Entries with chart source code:
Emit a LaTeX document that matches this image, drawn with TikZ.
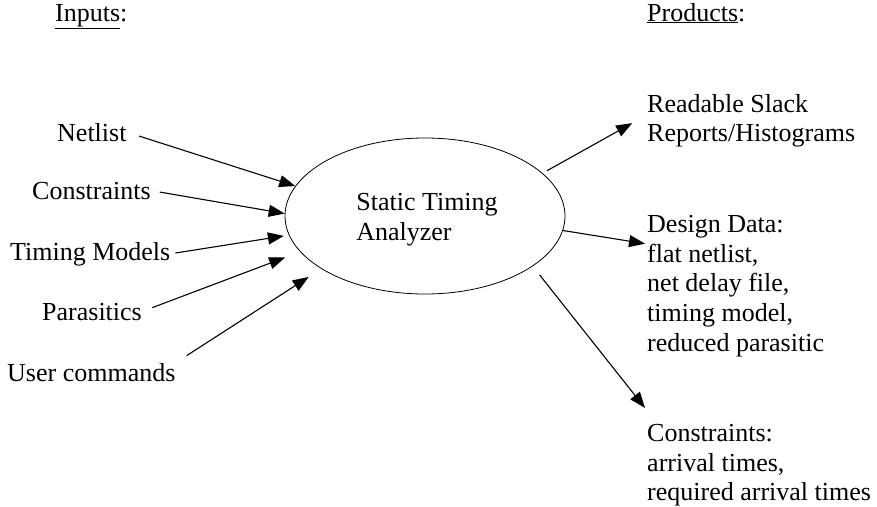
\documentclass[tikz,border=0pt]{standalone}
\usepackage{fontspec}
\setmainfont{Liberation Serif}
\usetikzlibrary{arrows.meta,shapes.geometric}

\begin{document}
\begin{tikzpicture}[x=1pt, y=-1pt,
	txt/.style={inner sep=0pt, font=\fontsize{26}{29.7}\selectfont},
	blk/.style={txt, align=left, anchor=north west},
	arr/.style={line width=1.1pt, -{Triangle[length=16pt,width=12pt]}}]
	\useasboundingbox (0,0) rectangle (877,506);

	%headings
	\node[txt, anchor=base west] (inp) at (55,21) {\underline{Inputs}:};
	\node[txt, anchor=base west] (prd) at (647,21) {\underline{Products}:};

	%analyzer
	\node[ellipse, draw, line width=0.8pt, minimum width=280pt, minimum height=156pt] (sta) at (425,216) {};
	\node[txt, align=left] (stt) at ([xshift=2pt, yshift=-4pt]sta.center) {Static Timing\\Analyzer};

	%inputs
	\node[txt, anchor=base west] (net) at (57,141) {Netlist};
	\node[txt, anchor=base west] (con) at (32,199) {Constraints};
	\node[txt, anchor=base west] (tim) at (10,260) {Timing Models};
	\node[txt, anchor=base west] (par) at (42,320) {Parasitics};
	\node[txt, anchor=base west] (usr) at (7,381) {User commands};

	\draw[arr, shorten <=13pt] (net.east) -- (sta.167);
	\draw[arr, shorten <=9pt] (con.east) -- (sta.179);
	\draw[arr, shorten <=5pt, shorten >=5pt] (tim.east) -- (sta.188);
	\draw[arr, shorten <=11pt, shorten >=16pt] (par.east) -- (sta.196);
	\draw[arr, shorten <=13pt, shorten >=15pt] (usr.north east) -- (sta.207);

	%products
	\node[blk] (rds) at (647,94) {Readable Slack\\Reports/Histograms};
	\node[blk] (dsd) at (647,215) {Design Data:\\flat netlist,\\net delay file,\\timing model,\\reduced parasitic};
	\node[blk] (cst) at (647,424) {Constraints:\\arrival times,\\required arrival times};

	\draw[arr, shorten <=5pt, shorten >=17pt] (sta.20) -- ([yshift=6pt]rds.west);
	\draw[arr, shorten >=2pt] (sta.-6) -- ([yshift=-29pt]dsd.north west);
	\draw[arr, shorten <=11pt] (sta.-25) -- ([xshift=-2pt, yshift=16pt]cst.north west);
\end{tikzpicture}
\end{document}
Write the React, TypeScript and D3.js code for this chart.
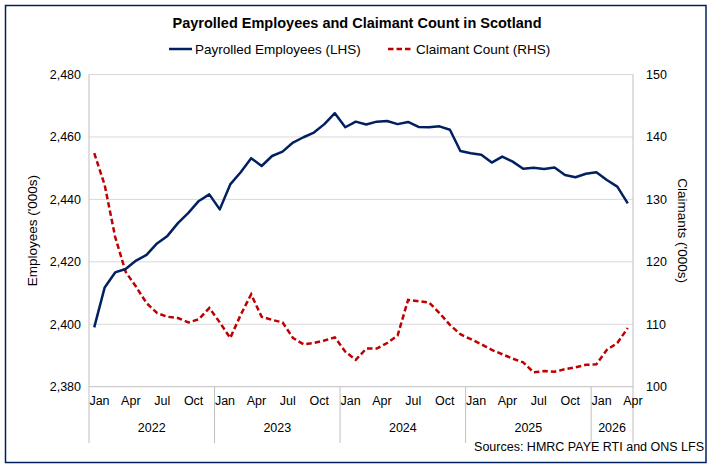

## What is asked
In the data above, please extract the lines from the first one through the line with "east) -- (sta.207);", exactly, and keep pictures out.

## Final answer
Emit a LaTeX document that matches this image, drawn with TikZ.
\documentclass[tikz,border=0pt]{standalone}
\usepackage{fontspec}
\setmainfont{Liberation Serif}
\usetikzlibrary{arrows.meta,shapes.geometric}

\begin{document}
\begin{tikzpicture}[x=1pt, y=-1pt,
	txt/.style={inner sep=0pt, font=\fontsize{26}{29.7}\selectfont},
	blk/.style={txt, align=left, anchor=north west},
	arr/.style={line width=1.1pt, -{Triangle[length=16pt,width=12pt]}}]
	\useasboundingbox (0,0) rectangle (877,506);

	%headings
	\node[txt, anchor=base west] (inp) at (55,21) {\underline{Inputs}:};
	\node[txt, anchor=base west] (prd) at (647,21) {\underline{Products}:};

	%analyzer
	\node[ellipse, draw, line width=0.8pt, minimum width=280pt, minimum height=156pt] (sta) at (425,216) {};
	\node[txt, align=left] (stt) at ([xshift=2pt, yshift=-4pt]sta.center) {Static Timing\\Analyzer};

	%inputs
	\node[txt, anchor=base west] (net) at (57,141) {Netlist};
	\node[txt, anchor=base west] (con) at (32,199) {Constraints};
	\node[txt, anchor=base west] (tim) at (10,260) {Timing Models};
	\node[txt, anchor=base west] (par) at (42,320) {Parasitics};
	\node[txt, anchor=base west] (usr) at (7,381) {User commands};

	\draw[arr, shorten <=13pt] (net.east) -- (sta.167);
	\draw[arr, shorten <=9pt] (con.east) -- (sta.179);
	\draw[arr, shorten <=5pt, shorten >=5pt] (tim.east) -- (sta.188);
	\draw[arr, shorten <=11pt, shorten >=16pt] (par.east) -- (sta.196);
	\draw[arr, shorten <=13pt, shorten >=15pt] (usr.north east) -- (sta.207);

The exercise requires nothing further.